THE FOUCAULT EFFECT 1991-2011
A Conference at Birkbeck College, University of London Reflecting on 20 years of
The Foucault Effect: Studies in Governmentality
Peter Fitzpatrick and Maria Carolina Olarte – Foucault and the laws of death
Leaning heavily on a term used often in relation to Foucault and sometimes by him, we offer a ‘schematic’ of constituent connections between law, death, and a generative aporia embedded in sociality. Our initial and insistent focus is on the death penalty and on a productive dissonance in Foucault’s engagements with it, that focus giving us a pointed perspective on disciplinary and biopower and their limits when set in relation to the aporia. All of which impels us towards a specular dissonance in Foucault’s conceptions of law, a dissonance evoking affinities between law and death. Contrary to what such affinities may initially intimate, the aporia then figures in a way which renders law and the death penalty incompatible. We end with a cognate excursus on how to read Foucault, the presumption of which is attenuated by copious reference to the author.

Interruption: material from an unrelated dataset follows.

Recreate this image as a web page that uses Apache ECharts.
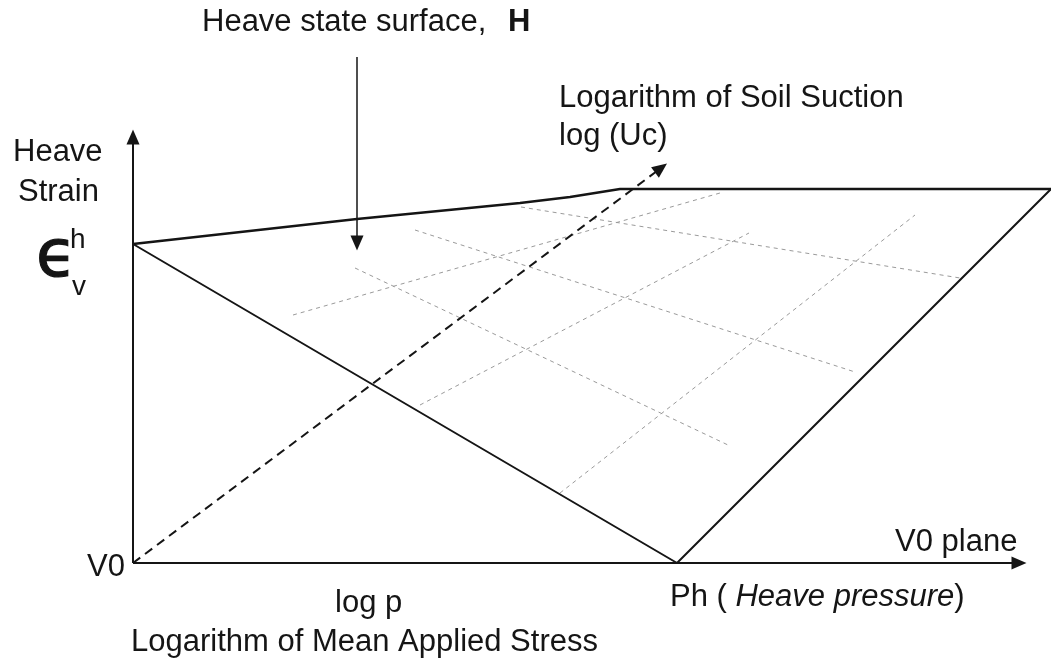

Fitzpatrick is currently Anniversary Professor of Law at Birkbeck, University of London and Honorary Professor of Law in the University of Kent. In 2007 he was given the James Boyd White Award by The Association for the Study of Law, Culture and the Humanities. He has taught at universities in Europe, North America and Papua New Guinea and published many books on legal philosophy, law and social theory, law and racism, and imperialism, two of the recent ones being Law as Resistance (Ashgate, 2008) and with Ben Golder, Foucault’s Law (Routledge, 2009). Outside the academy he has been in an international legal practice and was also in the Prime Minister’s Office in Papua New Guinea for several years.
Maria Carolina Olarte is reading for a PhD at Birkbeck College, University of London. Her fields of interest include modern constitutionalism, the biopolitics of constitutional design and transitional justice expertise, and the current influence of the field of law and economics. Her doctoral thesis seeks to develop a critique of the biopolitical character of modern constitutional design and transitional justice schemes through a problematization of a series of economic knowledges which, ultimately, lead to the consolidation of a corrective constitutionalism. Her research is particularly concerned with the economic intervention of death through calculability devices deployed in the identification and counting of human remains in so-called conflict and post-conflict scenarios.